____ Task inputs
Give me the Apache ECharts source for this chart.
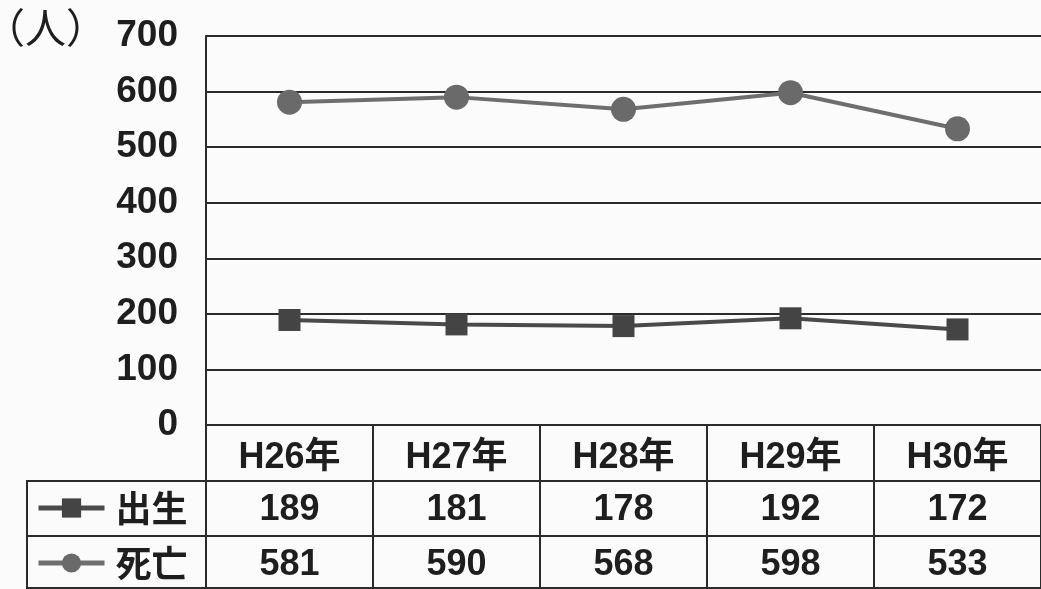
________
____ Task inputs
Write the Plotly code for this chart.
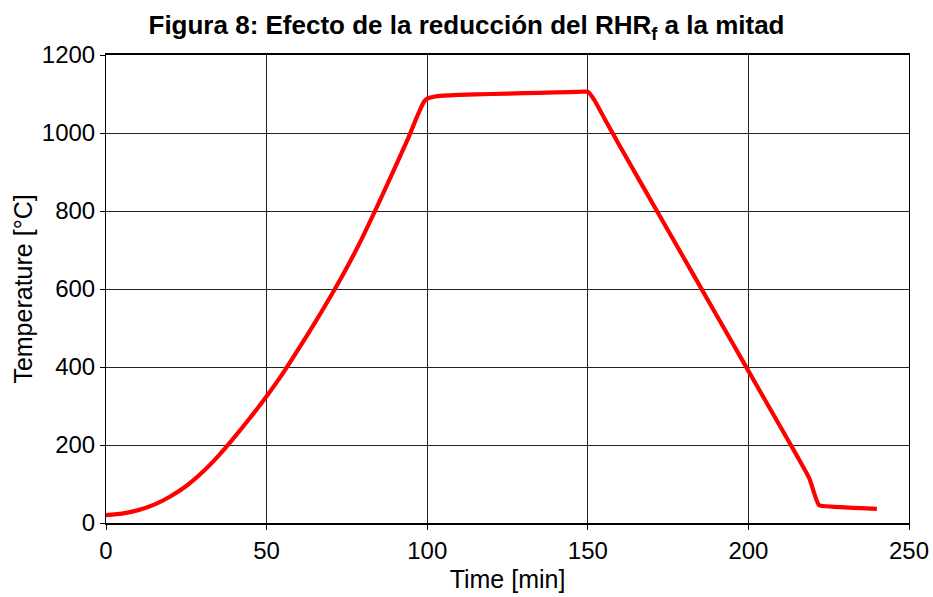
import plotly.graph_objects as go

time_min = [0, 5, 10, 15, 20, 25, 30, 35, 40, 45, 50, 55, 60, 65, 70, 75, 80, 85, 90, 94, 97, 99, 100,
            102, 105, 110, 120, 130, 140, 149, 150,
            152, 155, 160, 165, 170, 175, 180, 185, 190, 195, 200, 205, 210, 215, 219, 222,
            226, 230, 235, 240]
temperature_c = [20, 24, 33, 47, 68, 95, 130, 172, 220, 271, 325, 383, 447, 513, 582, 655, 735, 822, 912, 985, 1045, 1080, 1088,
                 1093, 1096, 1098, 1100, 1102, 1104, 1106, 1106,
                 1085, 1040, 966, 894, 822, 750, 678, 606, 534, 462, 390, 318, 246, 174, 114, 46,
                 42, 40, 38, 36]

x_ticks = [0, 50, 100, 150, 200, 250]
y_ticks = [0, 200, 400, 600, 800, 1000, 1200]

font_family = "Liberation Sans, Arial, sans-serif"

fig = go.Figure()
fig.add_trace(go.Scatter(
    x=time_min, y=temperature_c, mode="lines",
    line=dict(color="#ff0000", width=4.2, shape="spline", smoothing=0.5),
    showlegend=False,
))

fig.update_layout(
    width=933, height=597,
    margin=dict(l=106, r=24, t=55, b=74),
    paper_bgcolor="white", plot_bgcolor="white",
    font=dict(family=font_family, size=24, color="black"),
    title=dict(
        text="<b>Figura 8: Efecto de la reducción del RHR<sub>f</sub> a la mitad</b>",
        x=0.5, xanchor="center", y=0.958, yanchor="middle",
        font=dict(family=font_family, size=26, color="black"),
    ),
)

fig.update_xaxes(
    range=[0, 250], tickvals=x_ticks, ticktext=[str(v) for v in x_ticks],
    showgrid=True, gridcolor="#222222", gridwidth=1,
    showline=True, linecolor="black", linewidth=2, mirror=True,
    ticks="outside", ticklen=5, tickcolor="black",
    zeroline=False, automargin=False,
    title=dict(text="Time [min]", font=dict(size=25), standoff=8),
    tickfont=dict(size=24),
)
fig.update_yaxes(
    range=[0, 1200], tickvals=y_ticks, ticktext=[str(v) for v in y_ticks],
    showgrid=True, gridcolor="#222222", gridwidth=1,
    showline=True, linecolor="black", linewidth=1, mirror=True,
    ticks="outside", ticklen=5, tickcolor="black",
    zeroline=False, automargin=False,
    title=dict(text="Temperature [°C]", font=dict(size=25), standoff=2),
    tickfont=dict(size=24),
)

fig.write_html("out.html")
________
## Instruction
Each line that holds the word "chart" is to be copied.

## Exercise answer
Give me the Apache ECharts source for this chart.
Write the Plotly code for this chart.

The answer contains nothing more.